Methodology¶
Overview¶
The Geosocial Proximity dataset was created using unsupervised machine learning to identify common patterns in social media posts. After identifying these common patterns, we can then score areas for how much they exhibit the identified patterns. The data reflects these scores as a percentile for understandability.
Raw Data¶
Raw data comes from Twitter, Instagram, Foursquare, and more. However, the vast majority of collected data comes from Twitter and Instagram, which are more commonly used for geotagged posts. All social media posts used have latitude and longitude associated with them.
Missing Values¶
Scores are only provided for a given location if we are able to collect enough data to provide an accurate score. We've found that in order for our models to provide a score that accurately reflects the social media it's been provided, it needs at least 10 unique posts, 5 unique users, and 100 unique data points. When we say "data point", we mean a contextualized word. Words are better understood in full context, for example the word "Coffee" in isolation may be referring to anything from an artisanal coffee shop to the color of a dress. But when the post is "Need my coffee this morning", the context tells the model that this post should score high for the Daily Grind segment.
Timespan/Vintage¶
In generating scores, we use a 2-year timespan and name our datasets to reflect the period used for each dataset. For example, a dataset labeled “jan01_2020...” is generated using social media from after December 31st, 2017 and before January 1st, 2020. In testing, this time span has proven to be the most useful for analytics and location-based use cases.
Buffering¶
When scoring given geography, the social media that is generated inside that geography is used to generate a score. In most cases, we do not use any social media outside of the geography to determine a score. For special cases when we do, an additional variable called "BUFFER_METERS" will be included to indicate whether a buffer was used to expand to social media outside the geography itself.

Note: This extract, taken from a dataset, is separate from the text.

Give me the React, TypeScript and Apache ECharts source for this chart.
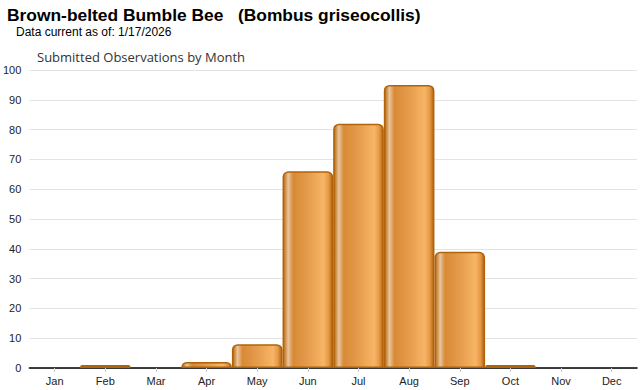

For example, if the "BUFFER_METERS" variable is included and it has a value of 400, that means that a 400-meter buffer was applied to the geography (all social media in the buffer was also included in score calculation).
Non-USA countries¶
Some special considerations apply to data generated for countries outside of the USA.
Canada¶
The Proximity dataset was created using data generated in the USA. Due to English being the dominant language in most of Canada, the scoring methodology was applied to Canada with minimal change. The geography level used for Canadian datasets is Dissemination Area (DA).
Mexico¶
In order to generate scores for Mexico, automatic Spanish to English translation was applied to raw social media data prior to scoring areas. The geography level used for Mexican datasets is Área geoestadística básica (AGEB).
United Kingdom¶
The geography level used for UK datasets is Lower Layer Super Output Areas (LSOAs).